■ Exercise ■
Go through the listing below and gather every line with the word "React".

■ Collected data ■
— Start —

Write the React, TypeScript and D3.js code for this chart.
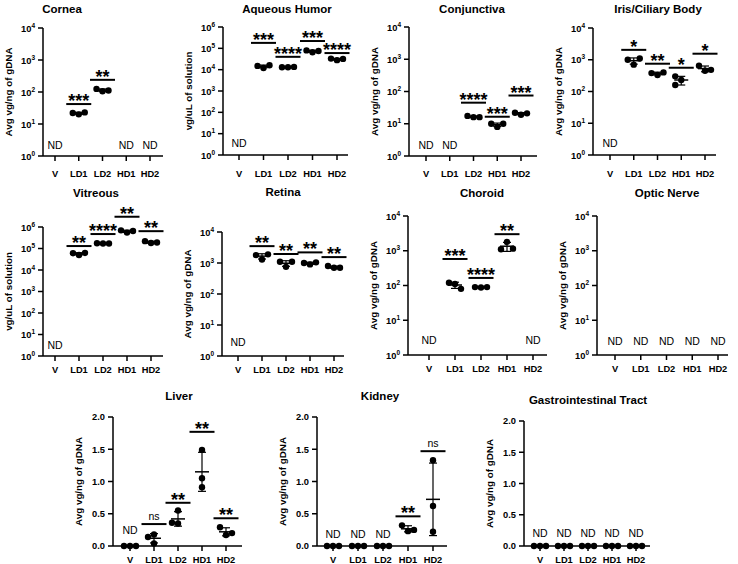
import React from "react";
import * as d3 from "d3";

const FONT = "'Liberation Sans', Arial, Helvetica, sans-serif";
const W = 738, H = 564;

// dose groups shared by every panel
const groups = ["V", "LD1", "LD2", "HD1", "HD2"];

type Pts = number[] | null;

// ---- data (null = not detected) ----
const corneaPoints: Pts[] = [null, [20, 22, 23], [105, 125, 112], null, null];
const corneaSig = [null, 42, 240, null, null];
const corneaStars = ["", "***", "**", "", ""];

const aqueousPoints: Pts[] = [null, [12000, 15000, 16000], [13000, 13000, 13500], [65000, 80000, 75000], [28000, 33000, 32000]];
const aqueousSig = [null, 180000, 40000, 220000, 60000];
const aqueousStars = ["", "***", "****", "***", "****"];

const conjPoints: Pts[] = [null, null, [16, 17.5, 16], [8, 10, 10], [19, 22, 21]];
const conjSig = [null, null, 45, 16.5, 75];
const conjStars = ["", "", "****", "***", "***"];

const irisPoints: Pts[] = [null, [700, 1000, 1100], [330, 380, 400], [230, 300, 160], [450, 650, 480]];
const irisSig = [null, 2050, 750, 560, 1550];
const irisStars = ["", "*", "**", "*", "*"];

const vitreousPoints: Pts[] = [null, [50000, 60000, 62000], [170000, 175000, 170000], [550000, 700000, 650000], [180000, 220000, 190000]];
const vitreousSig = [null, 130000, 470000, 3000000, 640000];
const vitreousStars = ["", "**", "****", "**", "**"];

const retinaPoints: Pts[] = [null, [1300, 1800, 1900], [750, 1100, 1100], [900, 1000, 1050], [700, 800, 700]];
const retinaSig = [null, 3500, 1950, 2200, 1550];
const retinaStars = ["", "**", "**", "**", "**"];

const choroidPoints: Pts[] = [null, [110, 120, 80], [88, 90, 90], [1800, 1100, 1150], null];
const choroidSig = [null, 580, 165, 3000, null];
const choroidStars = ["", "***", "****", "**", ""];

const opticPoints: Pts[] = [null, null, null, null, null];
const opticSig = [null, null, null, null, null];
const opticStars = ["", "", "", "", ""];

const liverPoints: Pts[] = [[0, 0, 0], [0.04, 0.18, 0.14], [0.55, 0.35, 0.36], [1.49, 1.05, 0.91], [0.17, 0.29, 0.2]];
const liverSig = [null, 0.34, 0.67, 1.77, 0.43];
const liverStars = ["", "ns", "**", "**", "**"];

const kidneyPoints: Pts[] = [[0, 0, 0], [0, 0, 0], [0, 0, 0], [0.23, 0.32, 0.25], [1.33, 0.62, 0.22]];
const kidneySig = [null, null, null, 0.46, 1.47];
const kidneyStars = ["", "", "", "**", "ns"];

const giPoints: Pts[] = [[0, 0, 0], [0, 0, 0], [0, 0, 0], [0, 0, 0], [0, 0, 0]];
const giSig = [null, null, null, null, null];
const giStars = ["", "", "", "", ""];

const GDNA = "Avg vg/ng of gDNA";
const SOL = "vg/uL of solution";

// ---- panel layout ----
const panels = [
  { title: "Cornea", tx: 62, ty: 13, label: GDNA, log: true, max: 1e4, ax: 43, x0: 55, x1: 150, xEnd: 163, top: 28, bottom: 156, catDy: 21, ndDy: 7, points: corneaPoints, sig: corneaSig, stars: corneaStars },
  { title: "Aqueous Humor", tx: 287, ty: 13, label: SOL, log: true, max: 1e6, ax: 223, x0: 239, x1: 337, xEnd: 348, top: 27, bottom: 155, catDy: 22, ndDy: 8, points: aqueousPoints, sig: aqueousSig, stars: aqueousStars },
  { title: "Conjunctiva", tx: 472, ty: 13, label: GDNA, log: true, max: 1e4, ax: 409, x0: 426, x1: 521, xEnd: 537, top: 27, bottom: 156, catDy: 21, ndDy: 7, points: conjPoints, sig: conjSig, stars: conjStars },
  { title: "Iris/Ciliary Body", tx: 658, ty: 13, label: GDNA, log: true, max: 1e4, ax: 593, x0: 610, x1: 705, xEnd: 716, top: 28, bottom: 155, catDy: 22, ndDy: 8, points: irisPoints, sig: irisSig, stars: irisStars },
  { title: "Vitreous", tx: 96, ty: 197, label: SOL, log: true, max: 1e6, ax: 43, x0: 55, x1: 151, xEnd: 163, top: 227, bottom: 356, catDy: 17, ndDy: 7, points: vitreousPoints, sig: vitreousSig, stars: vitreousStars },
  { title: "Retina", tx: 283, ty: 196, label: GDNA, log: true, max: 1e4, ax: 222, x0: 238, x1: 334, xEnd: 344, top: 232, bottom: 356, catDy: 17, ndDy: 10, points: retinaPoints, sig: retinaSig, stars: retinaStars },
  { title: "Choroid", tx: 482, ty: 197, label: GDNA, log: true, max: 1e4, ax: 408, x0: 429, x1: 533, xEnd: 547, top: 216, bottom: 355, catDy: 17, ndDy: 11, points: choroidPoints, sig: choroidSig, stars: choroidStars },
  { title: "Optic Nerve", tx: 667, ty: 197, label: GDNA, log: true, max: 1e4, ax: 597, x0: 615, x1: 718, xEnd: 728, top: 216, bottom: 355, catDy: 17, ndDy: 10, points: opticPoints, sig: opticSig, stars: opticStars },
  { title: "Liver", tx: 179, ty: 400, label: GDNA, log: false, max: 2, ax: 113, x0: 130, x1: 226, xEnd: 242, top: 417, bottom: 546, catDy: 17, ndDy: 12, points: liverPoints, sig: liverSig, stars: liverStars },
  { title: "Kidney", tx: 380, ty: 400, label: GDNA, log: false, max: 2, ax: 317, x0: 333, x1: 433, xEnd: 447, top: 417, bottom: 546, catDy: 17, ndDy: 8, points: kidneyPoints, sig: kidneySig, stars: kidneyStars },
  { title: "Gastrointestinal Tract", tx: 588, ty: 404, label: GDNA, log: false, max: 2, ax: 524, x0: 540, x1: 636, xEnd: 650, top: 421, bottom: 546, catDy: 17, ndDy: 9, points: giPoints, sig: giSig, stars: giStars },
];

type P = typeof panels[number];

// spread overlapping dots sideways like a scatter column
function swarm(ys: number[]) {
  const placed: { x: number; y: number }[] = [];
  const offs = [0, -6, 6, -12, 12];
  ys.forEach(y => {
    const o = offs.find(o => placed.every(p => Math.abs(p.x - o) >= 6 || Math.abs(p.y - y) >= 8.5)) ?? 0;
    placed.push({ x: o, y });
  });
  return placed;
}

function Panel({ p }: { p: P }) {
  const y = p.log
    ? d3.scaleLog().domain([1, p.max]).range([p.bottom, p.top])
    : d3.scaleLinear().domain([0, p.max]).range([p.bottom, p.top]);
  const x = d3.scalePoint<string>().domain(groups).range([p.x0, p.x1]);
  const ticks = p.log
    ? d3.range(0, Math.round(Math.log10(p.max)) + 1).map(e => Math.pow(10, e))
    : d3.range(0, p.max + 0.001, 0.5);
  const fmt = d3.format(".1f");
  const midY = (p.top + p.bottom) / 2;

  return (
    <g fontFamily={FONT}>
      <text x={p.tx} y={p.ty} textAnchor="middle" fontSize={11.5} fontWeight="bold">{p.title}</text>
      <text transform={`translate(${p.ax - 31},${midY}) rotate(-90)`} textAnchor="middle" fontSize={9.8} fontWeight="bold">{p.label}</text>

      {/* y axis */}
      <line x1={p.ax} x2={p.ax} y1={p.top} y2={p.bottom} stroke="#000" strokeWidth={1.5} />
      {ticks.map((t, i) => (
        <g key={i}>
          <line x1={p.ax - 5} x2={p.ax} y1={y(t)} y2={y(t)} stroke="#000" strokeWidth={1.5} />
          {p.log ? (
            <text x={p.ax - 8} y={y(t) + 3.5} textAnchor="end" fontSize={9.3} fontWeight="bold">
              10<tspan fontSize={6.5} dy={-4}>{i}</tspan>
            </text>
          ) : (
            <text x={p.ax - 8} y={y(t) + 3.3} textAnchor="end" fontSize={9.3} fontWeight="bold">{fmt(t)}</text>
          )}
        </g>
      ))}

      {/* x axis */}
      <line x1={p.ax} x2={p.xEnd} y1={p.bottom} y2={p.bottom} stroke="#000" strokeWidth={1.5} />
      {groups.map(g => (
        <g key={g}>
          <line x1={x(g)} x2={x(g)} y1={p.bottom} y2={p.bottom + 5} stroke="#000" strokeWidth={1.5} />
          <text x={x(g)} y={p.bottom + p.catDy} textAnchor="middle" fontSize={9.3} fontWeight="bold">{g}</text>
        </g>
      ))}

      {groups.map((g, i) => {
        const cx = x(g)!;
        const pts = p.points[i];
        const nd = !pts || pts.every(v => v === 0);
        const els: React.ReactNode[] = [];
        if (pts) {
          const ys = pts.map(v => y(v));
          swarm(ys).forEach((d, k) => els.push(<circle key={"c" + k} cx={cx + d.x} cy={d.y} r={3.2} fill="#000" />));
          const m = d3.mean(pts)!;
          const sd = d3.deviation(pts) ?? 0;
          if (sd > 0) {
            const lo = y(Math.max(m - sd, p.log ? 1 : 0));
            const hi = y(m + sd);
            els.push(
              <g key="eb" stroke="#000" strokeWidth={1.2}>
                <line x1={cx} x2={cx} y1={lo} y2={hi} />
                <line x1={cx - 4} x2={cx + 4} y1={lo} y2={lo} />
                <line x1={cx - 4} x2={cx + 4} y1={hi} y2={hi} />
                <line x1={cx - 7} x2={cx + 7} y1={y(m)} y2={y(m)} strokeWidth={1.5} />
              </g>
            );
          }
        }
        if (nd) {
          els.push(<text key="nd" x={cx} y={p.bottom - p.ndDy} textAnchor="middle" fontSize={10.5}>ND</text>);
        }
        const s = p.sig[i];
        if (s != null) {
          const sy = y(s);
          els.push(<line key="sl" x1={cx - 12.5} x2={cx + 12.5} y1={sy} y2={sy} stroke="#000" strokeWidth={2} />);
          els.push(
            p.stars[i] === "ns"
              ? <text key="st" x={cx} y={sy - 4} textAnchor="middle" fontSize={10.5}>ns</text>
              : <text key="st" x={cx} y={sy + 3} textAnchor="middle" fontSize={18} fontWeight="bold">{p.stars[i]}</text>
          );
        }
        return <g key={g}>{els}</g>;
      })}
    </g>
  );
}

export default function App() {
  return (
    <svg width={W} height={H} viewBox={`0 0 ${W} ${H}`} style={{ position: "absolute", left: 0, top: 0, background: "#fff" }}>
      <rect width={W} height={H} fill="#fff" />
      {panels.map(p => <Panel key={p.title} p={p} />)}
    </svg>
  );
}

— End —

■ Response to the task ■
Write the React, TypeScript and D3.js code for this chart.
import React from "react";
        const els: React.ReactNode[] = [];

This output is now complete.